Collected data:
_ _ _
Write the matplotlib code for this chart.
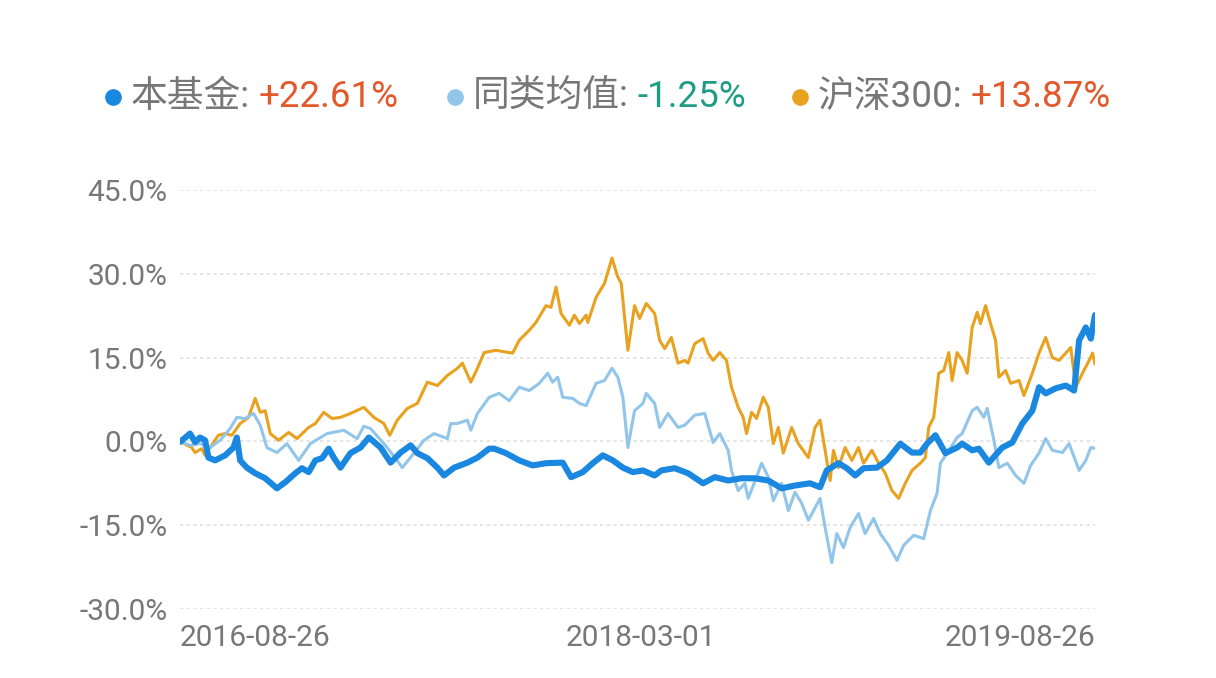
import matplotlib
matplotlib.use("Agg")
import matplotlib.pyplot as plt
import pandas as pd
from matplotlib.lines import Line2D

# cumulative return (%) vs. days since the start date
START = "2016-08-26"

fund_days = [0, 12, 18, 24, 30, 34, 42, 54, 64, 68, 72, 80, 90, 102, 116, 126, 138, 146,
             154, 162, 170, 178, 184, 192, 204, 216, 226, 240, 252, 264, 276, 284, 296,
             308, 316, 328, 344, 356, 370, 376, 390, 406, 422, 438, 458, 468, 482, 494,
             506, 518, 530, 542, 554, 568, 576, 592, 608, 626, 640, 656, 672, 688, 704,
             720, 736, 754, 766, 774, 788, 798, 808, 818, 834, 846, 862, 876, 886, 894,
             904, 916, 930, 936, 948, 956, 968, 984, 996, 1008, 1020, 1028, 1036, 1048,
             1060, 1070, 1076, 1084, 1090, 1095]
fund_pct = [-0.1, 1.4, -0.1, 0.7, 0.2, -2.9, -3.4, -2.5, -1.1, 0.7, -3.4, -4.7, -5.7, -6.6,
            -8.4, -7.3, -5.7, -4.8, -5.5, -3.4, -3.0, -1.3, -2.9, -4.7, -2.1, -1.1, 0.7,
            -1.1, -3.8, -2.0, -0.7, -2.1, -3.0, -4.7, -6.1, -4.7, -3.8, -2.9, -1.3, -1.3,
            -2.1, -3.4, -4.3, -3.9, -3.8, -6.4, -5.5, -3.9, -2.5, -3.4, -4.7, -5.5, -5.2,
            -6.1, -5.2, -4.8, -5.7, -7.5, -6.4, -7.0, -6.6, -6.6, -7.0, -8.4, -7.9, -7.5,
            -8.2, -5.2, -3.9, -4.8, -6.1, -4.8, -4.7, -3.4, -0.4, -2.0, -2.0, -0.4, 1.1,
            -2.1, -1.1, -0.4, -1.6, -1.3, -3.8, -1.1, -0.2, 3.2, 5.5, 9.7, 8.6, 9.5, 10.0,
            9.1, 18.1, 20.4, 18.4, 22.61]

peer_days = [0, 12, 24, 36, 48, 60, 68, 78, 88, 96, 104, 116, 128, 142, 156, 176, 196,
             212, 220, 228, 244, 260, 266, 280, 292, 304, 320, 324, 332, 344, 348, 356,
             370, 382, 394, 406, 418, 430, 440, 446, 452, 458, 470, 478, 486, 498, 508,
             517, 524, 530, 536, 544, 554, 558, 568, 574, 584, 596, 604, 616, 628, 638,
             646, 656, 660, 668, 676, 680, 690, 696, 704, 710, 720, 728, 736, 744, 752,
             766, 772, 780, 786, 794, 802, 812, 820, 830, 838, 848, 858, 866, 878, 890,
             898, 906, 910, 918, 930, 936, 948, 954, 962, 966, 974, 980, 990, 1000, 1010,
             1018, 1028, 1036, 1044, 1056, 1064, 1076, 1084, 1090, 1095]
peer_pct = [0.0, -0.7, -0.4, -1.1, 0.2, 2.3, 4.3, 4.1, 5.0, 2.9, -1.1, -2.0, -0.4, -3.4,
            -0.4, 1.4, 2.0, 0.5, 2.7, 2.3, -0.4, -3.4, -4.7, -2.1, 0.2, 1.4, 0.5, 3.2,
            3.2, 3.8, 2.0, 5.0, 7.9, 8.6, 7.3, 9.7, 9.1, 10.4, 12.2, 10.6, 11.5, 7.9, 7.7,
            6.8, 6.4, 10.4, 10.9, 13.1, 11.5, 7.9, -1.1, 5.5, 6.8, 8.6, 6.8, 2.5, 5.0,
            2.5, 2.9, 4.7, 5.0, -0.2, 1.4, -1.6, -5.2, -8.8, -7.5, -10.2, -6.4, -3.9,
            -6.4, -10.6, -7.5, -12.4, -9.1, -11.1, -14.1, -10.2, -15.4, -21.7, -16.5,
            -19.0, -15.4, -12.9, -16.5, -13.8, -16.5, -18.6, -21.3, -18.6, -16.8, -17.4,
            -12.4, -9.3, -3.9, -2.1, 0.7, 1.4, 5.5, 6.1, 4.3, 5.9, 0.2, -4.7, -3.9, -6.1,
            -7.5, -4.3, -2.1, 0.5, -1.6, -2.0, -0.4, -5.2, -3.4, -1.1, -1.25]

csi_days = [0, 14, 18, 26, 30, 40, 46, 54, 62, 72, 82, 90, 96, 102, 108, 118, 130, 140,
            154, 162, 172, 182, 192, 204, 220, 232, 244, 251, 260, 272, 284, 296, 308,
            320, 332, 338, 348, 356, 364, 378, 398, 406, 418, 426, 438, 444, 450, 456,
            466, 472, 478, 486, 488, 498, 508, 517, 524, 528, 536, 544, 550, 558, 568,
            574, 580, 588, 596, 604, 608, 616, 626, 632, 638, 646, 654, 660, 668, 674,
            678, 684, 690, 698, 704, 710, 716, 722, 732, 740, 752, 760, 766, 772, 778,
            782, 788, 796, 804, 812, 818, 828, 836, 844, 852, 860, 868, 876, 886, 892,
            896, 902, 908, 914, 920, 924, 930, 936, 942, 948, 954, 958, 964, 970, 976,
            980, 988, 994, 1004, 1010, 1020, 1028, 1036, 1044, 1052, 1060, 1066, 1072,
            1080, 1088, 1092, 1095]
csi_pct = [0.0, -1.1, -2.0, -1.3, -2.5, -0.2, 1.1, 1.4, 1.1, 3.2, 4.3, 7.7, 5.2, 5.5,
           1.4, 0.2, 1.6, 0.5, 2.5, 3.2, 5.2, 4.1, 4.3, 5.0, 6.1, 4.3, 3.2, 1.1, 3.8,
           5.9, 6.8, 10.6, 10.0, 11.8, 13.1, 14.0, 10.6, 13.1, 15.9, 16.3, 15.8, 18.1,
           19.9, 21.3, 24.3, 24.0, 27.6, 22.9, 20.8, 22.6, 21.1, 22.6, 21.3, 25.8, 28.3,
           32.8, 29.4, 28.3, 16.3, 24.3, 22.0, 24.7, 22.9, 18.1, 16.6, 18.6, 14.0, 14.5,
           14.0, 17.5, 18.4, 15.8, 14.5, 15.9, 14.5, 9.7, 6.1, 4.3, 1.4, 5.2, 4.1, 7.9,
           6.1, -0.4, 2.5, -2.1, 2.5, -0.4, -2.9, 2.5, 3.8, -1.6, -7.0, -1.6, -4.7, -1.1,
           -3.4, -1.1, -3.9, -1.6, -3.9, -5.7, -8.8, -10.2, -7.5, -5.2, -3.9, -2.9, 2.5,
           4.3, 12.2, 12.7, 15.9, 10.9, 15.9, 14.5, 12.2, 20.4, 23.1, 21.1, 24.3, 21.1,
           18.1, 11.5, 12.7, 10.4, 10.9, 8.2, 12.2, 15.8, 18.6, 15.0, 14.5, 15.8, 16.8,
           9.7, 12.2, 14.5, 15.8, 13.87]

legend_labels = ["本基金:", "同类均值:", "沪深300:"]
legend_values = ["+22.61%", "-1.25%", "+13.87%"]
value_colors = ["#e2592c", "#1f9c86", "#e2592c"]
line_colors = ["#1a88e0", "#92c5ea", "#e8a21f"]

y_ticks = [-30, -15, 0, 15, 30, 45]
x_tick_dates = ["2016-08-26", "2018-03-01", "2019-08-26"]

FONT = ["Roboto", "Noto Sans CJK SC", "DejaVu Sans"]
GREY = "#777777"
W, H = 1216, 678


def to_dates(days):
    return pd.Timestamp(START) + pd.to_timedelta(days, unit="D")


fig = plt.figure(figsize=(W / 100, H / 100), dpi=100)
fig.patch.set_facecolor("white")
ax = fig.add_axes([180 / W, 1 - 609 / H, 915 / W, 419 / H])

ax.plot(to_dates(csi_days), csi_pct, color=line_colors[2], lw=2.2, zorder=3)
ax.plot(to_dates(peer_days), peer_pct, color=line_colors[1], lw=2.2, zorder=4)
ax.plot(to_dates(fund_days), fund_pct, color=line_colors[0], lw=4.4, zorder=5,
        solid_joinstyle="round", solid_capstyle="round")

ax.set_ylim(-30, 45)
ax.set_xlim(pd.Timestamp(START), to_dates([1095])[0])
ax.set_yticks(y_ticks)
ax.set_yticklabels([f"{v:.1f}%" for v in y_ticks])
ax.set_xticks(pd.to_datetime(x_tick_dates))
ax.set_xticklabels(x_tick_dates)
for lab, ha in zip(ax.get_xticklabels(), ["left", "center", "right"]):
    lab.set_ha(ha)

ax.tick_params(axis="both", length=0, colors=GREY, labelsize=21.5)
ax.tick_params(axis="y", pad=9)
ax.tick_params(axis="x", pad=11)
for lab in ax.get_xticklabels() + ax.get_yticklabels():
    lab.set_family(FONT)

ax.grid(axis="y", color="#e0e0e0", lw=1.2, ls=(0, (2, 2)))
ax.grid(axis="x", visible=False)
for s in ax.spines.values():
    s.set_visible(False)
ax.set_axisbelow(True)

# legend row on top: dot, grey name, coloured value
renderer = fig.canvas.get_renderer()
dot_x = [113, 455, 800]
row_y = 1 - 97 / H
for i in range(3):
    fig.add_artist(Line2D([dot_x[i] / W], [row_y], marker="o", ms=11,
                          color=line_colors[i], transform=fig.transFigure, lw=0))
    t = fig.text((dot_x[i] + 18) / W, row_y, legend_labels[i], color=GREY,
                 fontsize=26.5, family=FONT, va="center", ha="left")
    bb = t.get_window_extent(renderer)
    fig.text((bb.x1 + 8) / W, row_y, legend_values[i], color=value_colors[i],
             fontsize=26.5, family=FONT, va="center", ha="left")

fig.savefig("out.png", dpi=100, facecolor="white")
_ _ _
What is required: Would you reproduce the lines above, from the very first through the line containing "9.1, 18.1, 20.4, 18.4, 22.61]", exactly and without the pictures?

Correct result:
Write the matplotlib code for this chart.
import matplotlib
matplotlib.use("Agg")
import matplotlib.pyplot as plt
import pandas as pd
from matplotlib.lines import Line2D

# cumulative return (%) vs. days since the start date
START = "2016-08-26"

fund_days = [0, 12, 18, 24, 30, 34, 42, 54, 64, 68, 72, 80, 90, 102, 116, 126, 138, 146,
             154, 162, 170, 178, 184, 192, 204, 216, 226, 240, 252, 264, 276, 284, 296,
             308, 316, 328, 344, 356, 370, 376, 390, 406, 422, 438, 458, 468, 482, 494,
             506, 518, 530, 542, 554, 568, 576, 592, 608, 626, 640, 656, 672, 688, 704,
             720, 736, 754, 766, 774, 788, 798, 808, 818, 834, 846, 862, 876, 886, 894,
             904, 916, 930, 936, 948, 956, 968, 984, 996, 1008, 1020, 1028, 1036, 1048,
             1060, 1070, 1076, 1084, 1090, 1095]
fund_pct = [-0.1, 1.4, -0.1, 0.7, 0.2, -2.9, -3.4, -2.5, -1.1, 0.7, -3.4, -4.7, -5.7, -6.6,
            -8.4, -7.3, -5.7, -4.8, -5.5, -3.4, -3.0, -1.3, -2.9, -4.7, -2.1, -1.1, 0.7,
            -1.1, -3.8, -2.0, -0.7, -2.1, -3.0, -4.7, -6.1, -4.7, -3.8, -2.9, -1.3, -1.3,
            -2.1, -3.4, -4.3, -3.9, -3.8, -6.4, -5.5, -3.9, -2.5, -3.4, -4.7, -5.5, -5.2,
            -6.1, -5.2, -4.8, -5.7, -7.5, -6.4, -7.0, -6.6, -6.6, -7.0, -8.4, -7.9, -7.5,
            -8.2, -5.2, -3.9, -4.8, -6.1, -4.8, -4.7, -3.4, -0.4, -2.0, -2.0, -0.4, 1.1,
            -2.1, -1.1, -0.4, -1.6, -1.3, -3.8, -1.1, -0.2, 3.2, 5.5, 9.7, 8.6, 9.5, 10.0,
            9.1, 18.1, 20.4, 18.4, 22.61]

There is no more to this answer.